WASHINGTON -- The Supreme Court will take a second crack at the question of whether securities fraud cases dismissed by lower courts under a 1991 high court ruling can be reopened under a law designed to overturn the ruling.

The high court yesterday agreed to take a new case raising the issue, Plaut v. Spendthrift Farms, after it was deadlocked in another case in which Justice Sandra Day O'Connor recused herself because she owned some stock in one of the parties.

The court last month reached an unusual 4-4 impasse in Morgan Stanley & Co., et al., v. Pacific Mutual Life Insurance Co. As a result, it let stand without setting a precedent a ruling by the U.S. Court of Appeals for the Fifth Circuit. The appeals court upheld the reopening of municipal bond and other securities fraud cases that were dismissed in response to the court's 1991 ruling in Lampf v.
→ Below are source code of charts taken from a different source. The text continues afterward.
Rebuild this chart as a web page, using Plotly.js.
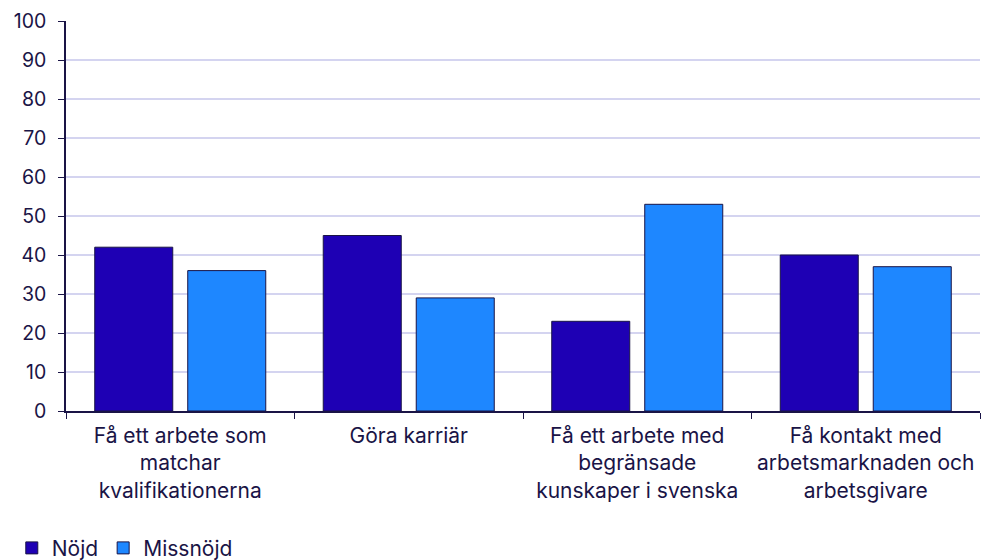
<!DOCTYPE html>
<html>
<head>
<meta charset="utf-8">
<script src="https://cdn.plot.ly/plotly-3.0.1.min.js"></script>
<style>body{margin:0;background:#fff}#plot{width:983px;height:560px}</style>
</head>
<body>
<div id="plot"></div>
<script>
var categories = [
  'Få ett arbete som<br>matchar<br>kvalifikationerna',
  'Göra karriär',
  'Få ett arbete med<br>begränsade<br>kunskaper i svenska',
  'Få kontakt med<br>arbetsmarknaden och<br>arbetsgivare'
];
var nojd = [42, 45, 23, 40];
var missnojd = [36, 29, 53, 37];

var navy = '#1a1446';

var trace1 = {
  x: categories,
  y: nojd,
  name: 'Nöjd',
  type: 'bar',
  marker: {color: '#1e00b4', line: {color: navy, width: 1}},
  hoverinfo: 'y+name'
};
var trace2 = {
  x: categories,
  y: missnojd,
  name: 'Missnöjd',
  type: 'bar',
  marker: {color: '#1e87ff', line: {color: navy, width: 1}},
  hoverinfo: 'y+name'
};

var layout = {
  width: 983,
  height: 560,
  margin: {l: 66, r: 3, t: 21, b: 149, autoexpand: false},
  font: {family: 'Inter, sans-serif', size: 20, color: navy},
  barmode: 'group',
  bargap: 0.186,
  bargroupgap: 0.161,
  showlegend: true,
  legend: {orientation: 'h', xref: 'container', x: 0.012, xanchor: 'left',
           yref: 'container', y: 0.021, yanchor: 'middle',
           font: {size: 21, color: navy}, itemwidth: 30, tracegroupgap: 0},
  xaxis: {
    showline: true, linecolor: navy, linewidth: 1.5,
    ticks: 'outside', tickson: 'boundaries', ticklen: 6, tickcolor: navy,
    showgrid: false, tickangle: 0, automargin: false,
    tickfont: {size: 21}, ticklabelstandoff: 5
  },
  yaxis: {
    range: [0, 100], dtick: 10,
    showline: true, linecolor: navy, linewidth: 1.5,
    ticks: 'outside', ticklen: 6, tickcolor: navy,
    gridcolor: '#d4d4f0', gridwidth: 1.5, zeroline: false, automargin: false,
    tickfont: {size: 19.5}, ticklabelstandoff: 8
  },
  plot_bgcolor: '#fff',
  paper_bgcolor: '#fff'
};

Plotly.newPlot('plot', [trace1, trace2], layout, {displayModeBar: false});
</script>
</body>
</html>
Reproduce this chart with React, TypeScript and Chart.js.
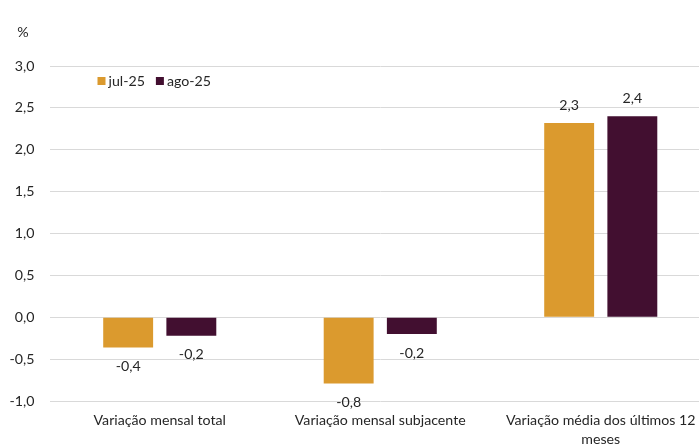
import React, { useEffect, useRef } from "react";
import { Chart, registerables } from "chart.js";

Chart.register(...registerables);

const categories: (string | string[])[] = [
  "Variação mensal total",
  "Variação mensal subjacente",
  ["Variação média dos últimos 12", "meses"],
];
const seriesNames = ["jul-25", "ago-25"];
const jul25 = [-0.36, -0.79, 2.32];
const ago25 = [-0.22, -0.2, 2.4];
const colors = ["#DB9A2E", "#420F30"];
const yMin = -1.0;
const yMax = 3.0;
const yStep = 0.5;
const unitLabel = "%";

const FONT = "Lato";
const FS = 14.2;
const TEXT = "#262626";

const fmt = (v: number) => v.toFixed(1).replace(".", ",");

const extrasPlugin = {
  id: "extras",
  afterDatasetsDraw(chart: any) {
    const ctx = chart.ctx;
    ctx.save();
    ctx.font = `${FS}px ${FONT}`;
    ctx.fillStyle = TEXT;
    ctx.textAlign = "center";
    chart.data.datasets.forEach((ds: any, di: number) => {
      const meta = chart.getDatasetMeta(di);
      meta.data.forEach((bar: any, i: number) => {
        const v = ds.data[i];
        ctx.textBaseline = "middle";
        if (v >= 0) {
          ctx.fillText(fmt(v), bar.x, bar.y - 18);
        } else {
          ctx.fillText(fmt(v), bar.x, bar.y + 19);
        }
      });
    });
    // unit label
    ctx.textAlign = "center";
    ctx.textBaseline = "middle";
    ctx.fillText(unitLabel, 23, 32);
    // legend
    const area = chart.chartArea;
    let x = area.left + 48;
    const y = 81;
    ctx.textAlign = "left";
    chart.data.datasets.forEach((ds: any) => {
      ctx.fillStyle = ds.backgroundColor;
      ctx.fillRect(x, y - 4, 8, 8);
      ctx.fillStyle = TEXT;
      ctx.fillText(ds.label, x + 11, y);
      x += 11 + ctx.measureText(ds.label).width + 11;
    });
    ctx.restore();
  },
};

export default function App() {
  const ref = useRef<HTMLCanvasElement>(null);
  useEffect(() => {
    if (!ref.current) return;
    const chart = new Chart(ref.current, {
      type: "bar",
      data: {
        labels: categories,
        datasets: [
          { label: seriesNames[0], data: jul25, backgroundColor: colors[0] },
          { label: seriesNames[1], data: ago25, backgroundColor: colors[1] },
        ],
      },
      options: {
        animation: false,
        responsive: false,
        devicePixelRatio: 1,
        layout: { padding: { top: 66, left: 0, right: 0, bottom: 0 } },
        plugins: { legend: { display: false }, tooltip: { enabled: false } },
        datasets: { bar: { categoryPercentage: 0.573, barPercentage: 0.79 } },
        scales: {
          x: {
            grid: { display: false, drawTicks: false },
            border: { display: false },
            ticks: { color: TEXT, font: { family: FONT, size: FS, lineHeight: 1.35 }, padding: 10, maxRotation: 0, autoSkip: false },
            afterFit: (s: any) => { s.height = 45; },
          },
          y: {
            min: yMin,
            max: yMax,
            grid: { color: "#D9D9D9", lineWidth: 1, drawTicks: false },
            border: { display: false },
            ticks: {
              stepSize: yStep,
              color: TEXT,
              font: { family: FONT, size: FS },
              padding: 15,
              callback: (v: any) => fmt(Number(v)),
            },
            afterFit: (s: any) => { s.width = 49.5; },
          },
        },
      },
      plugins: [extrasPlugin],
    } as any);
    return () => chart.destroy();
  }, []);
  return (
    <div style={{ position: "fixed", left: 0, top: 0, width: 699, height: 446, overflow: "hidden", background: "#fff" }}>
      <canvas ref={ref} width={711} height={446} style={{ display: "block" }} />
    </div>
  );
}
Gilbertson.

The Lampf decision shortened to three years the period of time in which investors can file certain fraud suits from the date of the alleged fraud.

In response to the ruling, Congress sought to protect in vestors by adding a new provision, Section 27A(b), to the Securities Exchange Act of 1934. The provision allows lower courts to reopen cases they already dismissed in response to the Lampf ruling, as long as the cases are procedurally valid under state statutes of limitations.

Investors have argued in the Plaut, Morgan Stanley, and other cases that the provision violates the constitutional separation of powers by allowing the legislature to reverse a decision by the judiciary.

The high court yesterday said it would limit its review of the Plaut case to the constitutionality of Section 27A(b) under the doctrine of separation of powers, or the Fifth Amendment's due process clause.

In the Plaut case, the U.S. Court of Appeals for the Sixth Circuit ruled that the provision violates the separation of powers doctrine. The Tenth Circuit also has issued a separate ruling that the provision is unconstitutional.

Investors Ed and Nancy Plaut and John Grady sued Spendthrift Farm Inc. in 1988 for allegedly selling fraudulent common stock the year before. The case was dismissed by a lower court in 1991 after the Lampf ruling, but the investors moved to reinstate it after Congress amended the securities law.

In other action yesterday, the high court let stand a ruling by the U.S. Court of Appeals for the Fourth Circuit that school systems violate the First Amendment's free speech and free exercise rights if they charge a market rental rate to long-term church users of school facilities.

The court ruling calls for retroactive reimbursement of rent overcharges, thus subjecting school districts to "significant retroactive damages" and high litigation costs, according to the National Association of School Boards.

The case, Fairfax County School Board v. Fairfax Covenant Church, involved a Fairfax County, Va., school board regulation calling for schools to charge a non-commercial rental rate to church users for up to five years.

Under the regulation, if a church wants to use a school facility for a longer period, schools must raise the rent each year until the market rental rate for commercial users is reached in the ninth year of use.

School officials believed that charging the higher market rate for long-term use would obviate concerns that they were violating the First Amendment's establishment clause, which prohibits direct governmental support of religion.

But the appeals court said charging the lower non-commercial rental rate does not violate the establishment clause when the state pays for maintaining a public forum that is equally available for religious and non-religious discussion. The court affirmed a lower court injunction against charging a higher rate to long-term church users than would be charged to civic and cultural groups.

Fairfax Covenant Church's weekly use of West Springfield High School did not dominate the school board's rental capacity, and there was no evidence that the community interpreted the church's long-term use of the school as a religious endorsement by the school board, the court said.

The appeals court's retroactive application of the decision subjects the Fairfax school board to more than $1 million in rent-reimbursement claims from long-term church users, the school board said in a brief.

In a joint brief, the school boards association and the state of California said the conflict between the free speech and establishment clauses "has caused excruciating controversy in the public schools over the past decade."

It is difficult "for school districts to decide which constitutional provision should prevail," and they wind up getting sued no matter which provision they choose, the state and association said. "It is unfair to school boards and to the taxpayers in their communities to require them to pay damages and attorneys' fees to plaintiffs because the board made a good faith mistake in deciding which clause of the First Amendment should prevail in a particular case," they said.